Mommy star Antoine Olivier Pilon plays Tim Fortin, a shy 16 year old grade eleven science nerd in small town Quebec who once had the potential to become an unstoppable track runner. He’s also gay and deeply in the closet. Following an unspeakable act of bullying that hurts someone very close to him, Tim rejoins the track team almost out of spite to compete in the 800m and go head to head with one of the people responsible for the bullying, Jeff (Lou-Pascal Tremblay), the egotistical and underhanded record holder of the school’s athletics programme.

Featuring memorable, raw performances from Pilon, Tremblay, and Sophie Nélisse (as one of Tim’s closest friends and fellow member of the track team), 1:54 eases into crowd pleasing territory after a harrowing opening third before taking another turn in the final act into darker, more unexpected territory. It’s like a sports film has been sandwiched between two visceral, harsh human dramas, and I don’t mean that as a knock against the film. England’s depiction of hazing and cyberbulling is unflinching and purposefully disgusting to behold. It’s meant to provoke big emotions, but England does so in ways that I haven’t seen employed in a film of this nature before. It’s not a feel good movie despite the sports movie trappings, but given the impact with which it hits its core message about pushing people too far, it feels indispensible. It sounds like it shouldn’t work, but I haven’t stopped thinking about it since I watched it.

Screens: Sunday, February 19 at 2:15pm

 

The Young Offenders

Based on an unlikely true story that stemmed from the biggest seizure of cocaine in Irish history back in 2007, television veteran Pete Foott’s fast paced and snappy comedic teen noir The Young Offenders offers up a nice blend of one-liners, pop cultural references (including a killer nod to Michael Mann’s Heat), and gross out humour that should send almost everyone who sees it home happy.

Teen best friends Conor MacSweeney (Alex Murphy) and Jock Murphy (Chris Walley) both come from single parent families and both dream of a life outside the dead end options they face living in Cork.

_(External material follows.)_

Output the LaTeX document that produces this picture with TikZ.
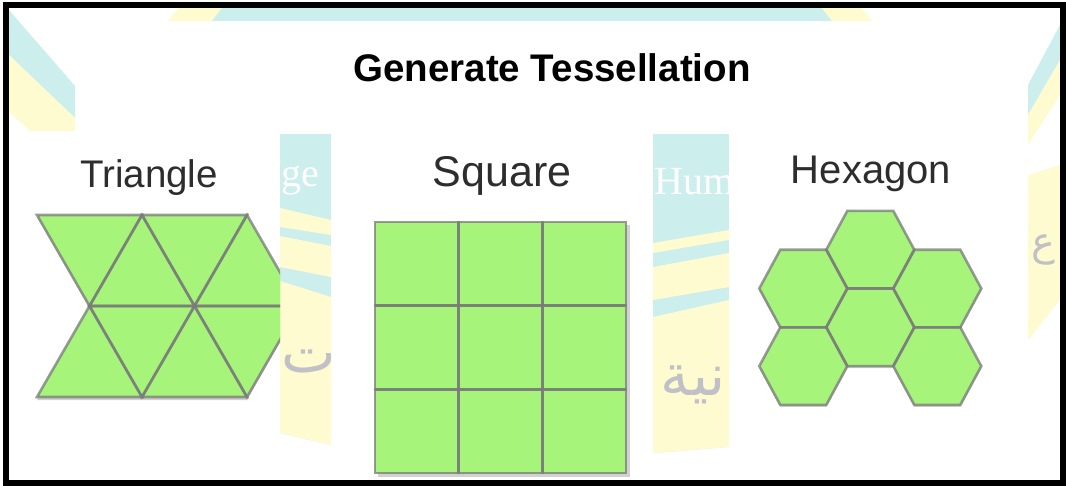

Conor begrudgingly works alongside his fishmonger mother (Hilary Rose), while Jock has become an almost legendary bike thief with an abusive, alcoholic dad (Michael Sands) and longstanding beefs with an overzealous cop (Dominic McHale) and a local hood (Shane Casey) that’s due for parole and revenge in the near future. When Jock gets wind that a seizure of 440 million Euros worth of cocaine went overboard off the Irish coast, he suggests that the pair team up and start “treasure hunting” for the lost drugs. Just one of the hundreds of cocaine bales would have a street value of about seven million Euros, effectively making them set for life.

Boasting great chemistry between Murphy and Walley and an unpredictable sense of comic timing, The Young Offenders is a road picture, heist film, and teen drama all rolled into one; think Ferris Bueller’s Day Off if both Ferris and Cameron were budding drug dealers and theives. Although it hits a slow patch during a lengthy scene where the boys hide from the cops at the home of a creepy drunk who thinks they’re his sons, it picks up again in the final third with the film’s secret MVP: a hilarious P.J. Gallagher as a drug dealer the boys rip off. Delivering every line in a droll, calm tone while walking with a pronounced limp, wearing a fishing hat, and toting a nail gun, it’s one of the most memorable villains I’ve ever seen, and he helps to send the already enjoyable flick out on a high note. (And don’t worry if you miss it here. The Young Offenders has been booked to play the Toronto Irish Film Festival at the beginning of next month.)

Screens: Sunday, February 19th at 3:00pm.

 

As You Are

Set in upstate New York in 1994, As You Are, the debut feature from filmmaker Miles Joris-Peyrafitte is a grunge era period piece where a trio of friends who fall in and out of love with each other struggle to keep their neuroses in check while exploring the budding, fluid sexualities.

Jack (Owen Campbell) strikes up a friendship with fellow punk and grunge enthusiast Mark (Charlie Heaton), the son of Jack’s mom’s new boyfriend. Following a beat down from some bullies outside a small town diner, they start hanging out with Sarah (Amandla Stenberg), a black girl the same age as them, but from a better adjusted family. Sarah’s affections towards Mark and Jack on romantic levels keep shifting, but Mark and Jack also have eyes for each other as more than friends. We learn all of this via a time shifting, Rashomon styled structure built around a police interrogation involving most of the characters, constantly suggesting that their friendship will come to a catastrophic end for one or more parties.

These interrogation flashbacks would come across as a bit much in other films, but are necessary to understanding Peyrafitte’s stylishly mounted, but lightweight drama. Without these moments to fill in what’s happening, it wouldn’t feel like much is going on in As You Are. Getting off to almost too slow of a start for its own good, nothing of major consequence happens until nearly forty minutes into the film, and things really don’t gain any sort of narrative momentum for a full hour. What little details we get about these teens’ lives are enough to keep interest to a point, but as characters only Mark feels fully fleshed out.

Despite the obvious narrative setbacks, the cast is great, Peyrafitte has a great visual eye for both the period and tone of the story (not to mention having a hand in the memorable musical score), and it built to a brave, gutsy, and commendable conclusion that I can safely say I didn’t fully see coming. This one could have gone either way for me, but the ending made it ultimately worthwhile. You really need to stick with it, though.